### [Task requirements]
Restate the whole listing word for word. Pictures are left out.

•••••

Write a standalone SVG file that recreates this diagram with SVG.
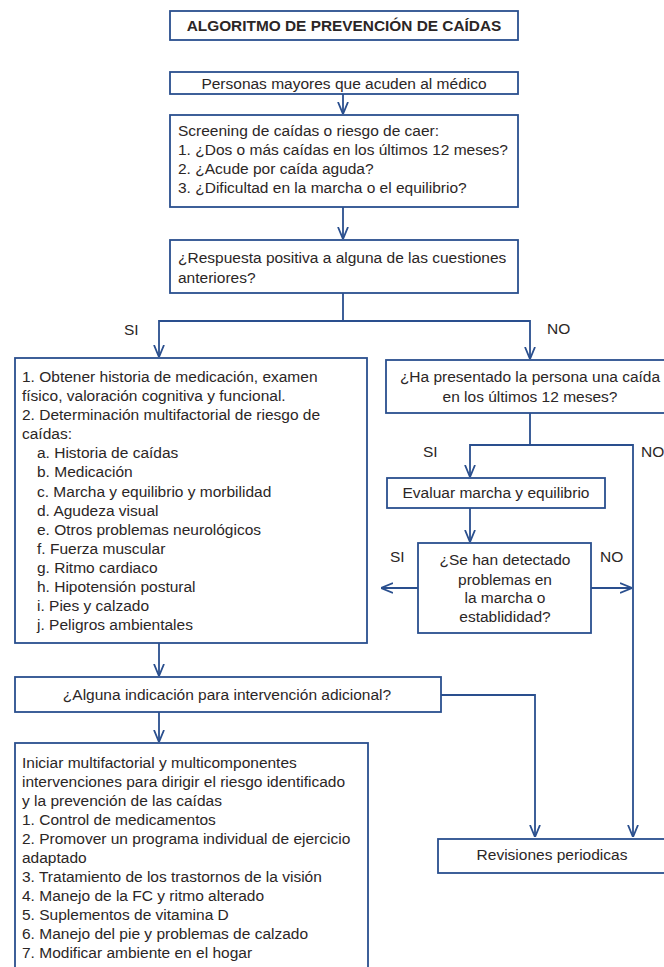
<svg xmlns="http://www.w3.org/2000/svg" width="664" height="967" viewBox="0 0 664 967">
<defs>
<marker id="ah" viewBox="0 0 12 12" refX="12" refY="6" markerWidth="12" markerHeight="12" markerUnits="userSpaceOnUse" orient="auto">
<path d="M0,1 L12,6 L0,11" fill="none" stroke="#2a4f8e" stroke-width="1.8"/>
</marker>
<style>
.box{fill:#fff;stroke:#2a4f8e;stroke-width:1.8}
.t{font-family:"Liberation Sans",Arial,sans-serif;font-size:15.5px;fill:#2b2626}
.c{text-anchor:middle}
.b{font-weight:bold;font-size:15.4px}
.ln{fill:none;stroke:#2a4f8e;stroke-width:1.8}
</style>
</defs>
<rect width="664" height="967" fill="#fff"/>
<g id="title"><rect class="box" x="170" y="11" width="348" height="29"/><text class="t c b" x="344" y="31">ALGORITMO DE PREVENCIÓN DE CAÍDAS</text></g>
<g id="n1"><rect class="box" x="170" y="72" width="348" height="22"/><text class="t c" x="344" y="88.5">Personas mayores que acuden al médico</text></g>
<g id="n2"><rect class="box" x="170" y="115" width="348" height="92"/>
<text class="t" x="178" y="136">Screening de caídas o riesgo de caer:</text>
<text class="t" x="178" y="155">1. ¿Dos o más caídas en los últimos 12 meses?</text>
<text class="t" x="178" y="174">2. ¿Acude por caída aguda?</text>
<text class="t" x="178" y="193">3. ¿Dificultad en la marcha o el equilibrio?</text></g>
<g id="n3"><rect class="box" x="170" y="240" width="348" height="53"/>
<text class="t" x="178" y="263">¿Respuesta positiva a alguna de las cuestiones</text>
<text class="t" x="178" y="283">anteriores?</text></g>
<g id="n4"><rect class="box" x="15" y="358" width="352" height="285"/>
<text class="t" x="22" y="382">1. Obtener historia de medicación, examen</text>
<text class="t" x="22" y="401">físico, valoración cognitiva y funcional.</text>
<text class="t" x="22" y="420">2. Determinación multifactorial de riesgo de</text>
<text class="t" x="22" y="439">caídas:</text>
<text class="t" x="37" y="458">a. Historia de caídas</text>
<text class="t" x="37" y="477">b. Medicación</text>
<text class="t" x="37" y="497">c. Marcha y equilibrio y morbilidad</text>
<text class="t" x="37" y="516">d. Agudeza visual</text>
<text class="t" x="37" y="535">e. Otros problemas neurológicos</text>
<text class="t" x="37" y="554">f. Fuerza muscular</text>
<text class="t" x="37" y="573">g. Ritmo cardiaco</text>
<text class="t" x="37" y="592">h. Hipotensión postural</text>
<text class="t" x="37" y="611">i. Pies y calzado</text>
<text class="t" x="37" y="630">j. Peligros ambientales</text></g>
<g id="n5"><rect class="box" x="386" y="360" width="288" height="53"/>
<text class="t c" x="530" y="382">¿Ha presentado la persona una caída</text>
<text class="t c" x="530" y="402">en los últimos 12 meses?</text></g>
<g id="n6"><rect class="box" x="387" y="478" width="218" height="30"/>
<text class="t c" x="496" y="498">Evaluar marcha y equilibrio</text></g>
<g id="n7"><rect class="box" x="418" y="543" width="173" height="90"/>
<text class="t c" x="505" y="565">¿Se han detectado</text>
<text class="t c" x="505" y="585">problemas en</text>
<text class="t c" x="505" y="603">la marcha o</text>
<text class="t c" x="505" y="622">establididad?</text></g>
<g id="n8"><rect class="box" x="15" y="677" width="426" height="35"/>
<text class="t c" x="227" y="700">¿Alguna indicación para intervención adicional?</text></g>
<g id="n9"><rect class="box" x="15" y="743" width="353" height="240"/>
<text class="t" x="22" y="768">Iniciar multifactorial y multicomponentes</text>
<text class="t" x="22" y="787">intervenciones para dirigir el riesgo identificado</text>
<text class="t" x="22" y="806">y la prevención de las caídas</text>
<text class="t" x="22" y="825">1. Control de medicamentos</text>
<text class="t" x="22" y="844">2. Promover un programa individual de ejercicio</text>
<text class="t" x="22" y="863">adaptado</text>
<text class="t" x="22" y="882">3. Tratamiento de los trastornos de la visión</text>
<text class="t" x="22" y="901">4. Manejo de la FC y ritmo alterado</text>
<text class="t" x="22" y="920">5. Suplementos de vitamina D</text>
<text class="t" x="22" y="939">6. Manejo del pie y problemas de calzado</text>
<text class="t" x="22" y="958">7. Modificar ambiente en el hogar</text></g>
<g id="n10"><rect class="box" x="438" y="839" width="230" height="34"/>
<text class="t c" x="552" y="860">Revisiones periodicas</text></g>
<g id="connectors">
<line class="ln" x1="343" y1="94" x2="343" y2="114" marker-end="url(#ah)"/>
<line class="ln" x1="343" y1="207" x2="343" y2="239" marker-end="url(#ah)"/>
<polyline class="ln" points="343,293 343,321 530,321 530,359" marker-end="url(#ah)"/>
<polyline class="ln" points="343,321 159,321 159,357" marker-end="url(#ah)"/>
<polyline class="ln" points="530,413 530,445 470,445 470,477" marker-end="url(#ah)"/>
<polyline class="ln" points="530,445 633,445 633,837" marker-end="url(#ah)"/>
<line class="ln" x1="470" y1="508" x2="470" y2="542" marker-end="url(#ah)"/>
<line class="ln" x1="418" y1="588" x2="381" y2="588" marker-end="url(#ah)"/>
<line class="ln" x1="591" y1="588" x2="632" y2="588" marker-end="url(#ah)"/>
<line class="ln" x1="159" y1="643" x2="159" y2="676" marker-end="url(#ah)"/>
<line class="ln" x1="159" y1="712" x2="159" y2="742" marker-end="url(#ah)"/>
<polyline class="ln" points="441,695 535,695 535,837" marker-end="url(#ah)"/>
<text class="t" x="124" y="335">SI</text>
<text class="t" x="547" y="334">NO</text>
<text class="t" x="423" y="457">SI</text>
<text class="t" x="641" y="457">NO</text>
<text class="t" x="390" y="562">SI</text>
<text class="t" x="600" y="562">NO</text>
</g>
</svg>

•••••

### [Solution for this problem]
Write a standalone SVG file that recreates this diagram with SVG.
<svg xmlns="http://www.w3.org/2000/svg" width="664" height="967" viewBox="0 0 664 967">
<defs>
<marker id="ah" viewBox="0 0 12 12" refX="12" refY="6" markerWidth="12" markerHeight="12" markerUnits="userSpaceOnUse" orient="auto">
<path d="M0,1 L12,6 L0,11" fill="none" stroke="#2a4f8e" stroke-width="1.8"/>
</marker>
<style>
.box{fill:#fff;stroke:#2a4f8e;stroke-width:1.8}
.t{font-family:"Liberation Sans",Arial,sans-serif;font-size:15.5px;fill:#2b2626}
.c{text-anchor:middle}
.b{font-weight:bold;font-size:15.4px}
.ln{fill:none;stroke:#2a4f8e;stroke-width:1.8}
</style>
</defs>
<rect width="664" height="967" fill="#fff"/>
<g id="title"><rect class="box" x="170" y="11" width="348" height="29"/><text class="t c b" x="344" y="31">ALGORITMO DE PREVENCIÓN DE CAÍDAS</text></g>
<g id="n1"><rect class="box" x="170" y="72" width="348" height="22"/><text class="t c" x="344" y="88.5">Personas mayores que acuden al médico</text></g>
<g id="n2"><rect class="box" x="170" y="115" width="348" height="92"/>
<text class="t" x="178" y="136">Screening de caídas o riesgo de caer:</text>
<text class="t" x="178" y="155">1. ¿Dos o más caídas en los últimos 12 meses?</text>
<text class="t" x="178" y="174">2. ¿Acude por caída aguda?</text>
<text class="t" x="178" y="193">3. ¿Dificultad en la marcha o el equilibrio?</text></g>
<g id="n3"><rect class="box" x="170" y="240" width="348" height="53"/>
<text class="t" x="178" y="263">¿Respuesta positiva a alguna de las cuestiones</text>
<text class="t" x="178" y="283">anteriores?</text></g>
<g id="n4"><rect class="box" x="15" y="358" width="352" height="285"/>
<text class="t" x="22" y="382">1. Obtener historia de medicación, examen</text>
<text class="t" x="22" y="401">físico, valoración cognitiva y funcional.</text>
<text class="t" x="22" y="420">2. Determinación multifactorial de riesgo de</text>
<text class="t" x="22" y="439">caídas:</text>
<text class="t" x="37" y="458">a. Historia de caídas</text>
<text class="t" x="37" y="477">b. Medicación</text>
<text class="t" x="37" y="497">c. Marcha y equilibrio y morbilidad</text>
<text class="t" x="37" y="516">d. Agudeza visual</text>
<text class="t" x="37" y="535">e. Otros problemas neurológicos</text>
<text class="t" x="37" y="554">f. Fuerza muscular</text>
<text class="t" x="37" y="573">g. Ritmo cardiaco</text>
<text class="t" x="37" y="592">h. Hipotensión postural</text>
<text class="t" x="37" y="611">i. Pies y calzado</text>
<text class="t" x="37" y="630">j. Peligros ambientales</text></g>
<g id="n5"><rect class="box" x="386" y="360" width="288" height="53"/>
<text class="t c" x="530" y="382">¿Ha presentado la persona una caída</text>
<text class="t c" x="530" y="402">en los últimos 12 meses?</text></g>
<g id="n6"><rect class="box" x="387" y="478" width="218" height="30"/>
<text class="t c" x="496" y="498">Evaluar marcha y equilibrio</text></g>
<g id="n7"><rect class="box" x="418" y="543" width="173" height="90"/>
<text class="t c" x="505" y="565">¿Se han detectado</text>
<text class="t c" x="505" y="585">problemas en</text>
<text class="t c" x="505" y="603">la marcha o</text>
<text class="t c" x="505" y="622">establididad?</text></g>
<g id="n8"><rect class="box" x="15" y="677" width="426" height="35"/>
<text class="t c" x="227" y="700">¿Alguna indicación para intervención adicional?</text></g>
<g id="n9"><rect class="box" x="15" y="743" width="353" height="240"/>
<text class="t" x="22" y="768">Iniciar multifactorial y multicomponentes</text>
<text class="t" x="22" y="787">intervenciones para dirigir el riesgo identificado</text>
<text class="t" x="22" y="806">y la prevención de las caídas</text>
<text class="t" x="22" y="825">1. Control de medicamentos</text>
<text class="t" x="22" y="844">2. Promover un programa individual de ejercicio</text>
<text class="t" x="22" y="863">adaptado</text>
<text class="t" x="22" y="882">3. Tratamiento de los trastornos de la visión</text>
<text class="t" x="22" y="901">4. Manejo de la FC y ritmo alterado</text>
<text class="t" x="22" y="920">5. Suplementos de vitamina D</text>
<text class="t" x="22" y="939">6. Manejo del pie y problemas de calzado</text>
<text class="t" x="22" y="958">7. Modificar ambiente en el hogar</text></g>
<g id="n10"><rect class="box" x="438" y="839" width="230" height="34"/>
<text class="t c" x="552" y="860">Revisiones periodicas</text></g>
<g id="connectors">
<line class="ln" x1="343" y1="94" x2="343" y2="114" marker-end="url(#ah)"/>
<line class="ln" x1="343" y1="207" x2="343" y2="239" marker-end="url(#ah)"/>
<polyline class="ln" points="343,293 343,321 530,321 530,359" marker-end="url(#ah)"/>
<polyline class="ln" points="343,321 159,321 159,357" marker-end="url(#ah)"/>
<polyline class="ln" points="530,413 530,445 470,445 470,477" marker-end="url(#ah)"/>
<polyline class="ln" points="530,445 633,445 633,837" marker-end="url(#ah)"/>
<line class="ln" x1="470" y1="508" x2="470" y2="542" marker-end="url(#ah)"/>
<line class="ln" x1="418" y1="588" x2="381" y2="588" marker-end="url(#ah)"/>
<line class="ln" x1="591" y1="588" x2="632" y2="588" marker-end="url(#ah)"/>
<line class="ln" x1="159" y1="643" x2="159" y2="676" marker-end="url(#ah)"/>
<line class="ln" x1="159" y1="712" x2="159" y2="742" marker-end="url(#ah)"/>
<polyline class="ln" points="441,695 535,695 535,837" marker-end="url(#ah)"/>
<text class="t" x="124" y="335">SI</text>
<text class="t" x="547" y="334">NO</text>
<text class="t" x="423" y="457">SI</text>
<text class="t" x="641" y="457">NO</text>
<text class="t" x="390" y="562">SI</text>
<text class="t" x="600" y="562">NO</text>
</g>
</svg>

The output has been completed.